One of the reasons anti-goals work is due to our negativity bias. It's a cognitive bias that results in adverse events having a more significant impact on our psychological state than positive events.
In any situation, we are more likely to notice negative things and later remember them more vividly. As humans, we tend to:
Remember traumatic experiences better than positive ones.
Recall insults better than praise.
React more strongly to negative stimuli.
Think about negative things more frequently than positive ones.
Respond more strongly to negative events than to equally positive ones.
At an evolutionary level, we don't yearn for progress; we naturally seek avoidance of danger, pain, and suffering.
A study on motivation from the Journal of Personality and Social Psychology showed that people took more immediate action steps and felt more driven when they framed their goals as something to avoid instead of something to approach.

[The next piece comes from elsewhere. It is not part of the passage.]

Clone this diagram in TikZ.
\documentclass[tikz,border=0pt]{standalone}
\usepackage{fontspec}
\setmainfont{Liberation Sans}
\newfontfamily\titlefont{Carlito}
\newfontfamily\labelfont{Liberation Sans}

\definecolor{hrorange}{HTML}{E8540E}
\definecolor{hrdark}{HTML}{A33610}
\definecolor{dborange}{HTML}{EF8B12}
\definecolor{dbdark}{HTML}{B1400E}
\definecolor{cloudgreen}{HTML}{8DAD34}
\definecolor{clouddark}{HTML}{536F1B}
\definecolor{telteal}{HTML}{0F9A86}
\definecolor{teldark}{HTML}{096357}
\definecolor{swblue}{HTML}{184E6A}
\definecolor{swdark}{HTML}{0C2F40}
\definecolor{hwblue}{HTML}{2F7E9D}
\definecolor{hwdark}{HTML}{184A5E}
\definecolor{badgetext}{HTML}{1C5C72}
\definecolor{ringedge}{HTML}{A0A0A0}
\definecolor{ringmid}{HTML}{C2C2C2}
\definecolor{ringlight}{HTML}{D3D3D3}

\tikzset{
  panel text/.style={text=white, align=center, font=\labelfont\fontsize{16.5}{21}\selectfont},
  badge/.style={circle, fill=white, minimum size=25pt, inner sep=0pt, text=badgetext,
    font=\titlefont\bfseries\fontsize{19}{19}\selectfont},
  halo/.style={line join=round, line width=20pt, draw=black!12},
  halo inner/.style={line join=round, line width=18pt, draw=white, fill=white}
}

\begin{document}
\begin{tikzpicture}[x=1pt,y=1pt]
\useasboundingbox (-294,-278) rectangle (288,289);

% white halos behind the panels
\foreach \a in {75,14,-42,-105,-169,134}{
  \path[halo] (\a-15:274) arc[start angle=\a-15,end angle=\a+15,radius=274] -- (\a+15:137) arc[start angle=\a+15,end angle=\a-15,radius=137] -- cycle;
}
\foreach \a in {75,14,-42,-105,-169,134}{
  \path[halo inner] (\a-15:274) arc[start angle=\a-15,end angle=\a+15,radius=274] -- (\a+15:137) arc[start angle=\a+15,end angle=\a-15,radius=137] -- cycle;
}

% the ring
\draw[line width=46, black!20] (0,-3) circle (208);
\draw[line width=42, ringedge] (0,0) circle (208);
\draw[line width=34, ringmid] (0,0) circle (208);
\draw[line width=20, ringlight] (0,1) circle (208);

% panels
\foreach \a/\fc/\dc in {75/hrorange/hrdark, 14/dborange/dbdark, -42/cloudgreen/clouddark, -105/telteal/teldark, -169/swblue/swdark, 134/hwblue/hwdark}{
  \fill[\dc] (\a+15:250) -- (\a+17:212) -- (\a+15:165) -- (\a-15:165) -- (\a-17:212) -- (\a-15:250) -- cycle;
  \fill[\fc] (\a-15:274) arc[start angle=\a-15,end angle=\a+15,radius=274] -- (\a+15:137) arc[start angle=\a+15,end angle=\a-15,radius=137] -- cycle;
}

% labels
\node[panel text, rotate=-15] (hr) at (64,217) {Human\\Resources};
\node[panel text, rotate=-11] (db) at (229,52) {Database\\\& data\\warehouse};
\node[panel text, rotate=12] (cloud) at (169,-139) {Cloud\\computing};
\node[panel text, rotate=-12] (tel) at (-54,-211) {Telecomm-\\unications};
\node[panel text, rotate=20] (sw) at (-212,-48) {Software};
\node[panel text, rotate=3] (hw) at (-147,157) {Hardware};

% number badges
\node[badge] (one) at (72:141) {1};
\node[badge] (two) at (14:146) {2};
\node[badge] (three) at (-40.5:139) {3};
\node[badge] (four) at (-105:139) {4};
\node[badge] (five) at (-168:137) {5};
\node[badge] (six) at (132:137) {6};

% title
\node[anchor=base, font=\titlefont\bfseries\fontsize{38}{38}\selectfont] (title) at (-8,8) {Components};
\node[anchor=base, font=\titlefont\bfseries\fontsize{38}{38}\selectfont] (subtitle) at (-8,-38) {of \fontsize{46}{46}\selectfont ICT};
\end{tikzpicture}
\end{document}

For example, what would make my day miserable as I grow a coaching business?
No time in my day for movement outside during daylight hours. (Daylight savings time last week made this top of mind)
Having a meeting first thing in the morning.
Responding to emails/texts after 6pm and on weekends.
A calendar primarily scheduled by others.
No slack in my day.
No time for learning or reflection.
If I answer the five-year question, I would hate to create a business that sucks up all my time and becomes my identity and where my self-worth comes from.
Working backward from that list, here are my anti-goals:
Block time in my calendar during daylight hours to go for a run or bike ride. Be firm on this.
No client calls in the first hour of my day.
Snooze notifications after 6pm and weekends and set clear boundaries at the beginning of any engagement.
Leave blocks of time for clients, but block out time for deep work.
Leave 15 minutes between coaching calls.
Schedule 30min to read/journal in the morning before I start doing/working.
Journal Prompts
Pick one area of your life
List out everything you want to avoid or has been painful in the past (many of my above bullet points are pains from the 9-5 corporate life)
What are your anti-goals?
Let me know if that helps with your goal setting!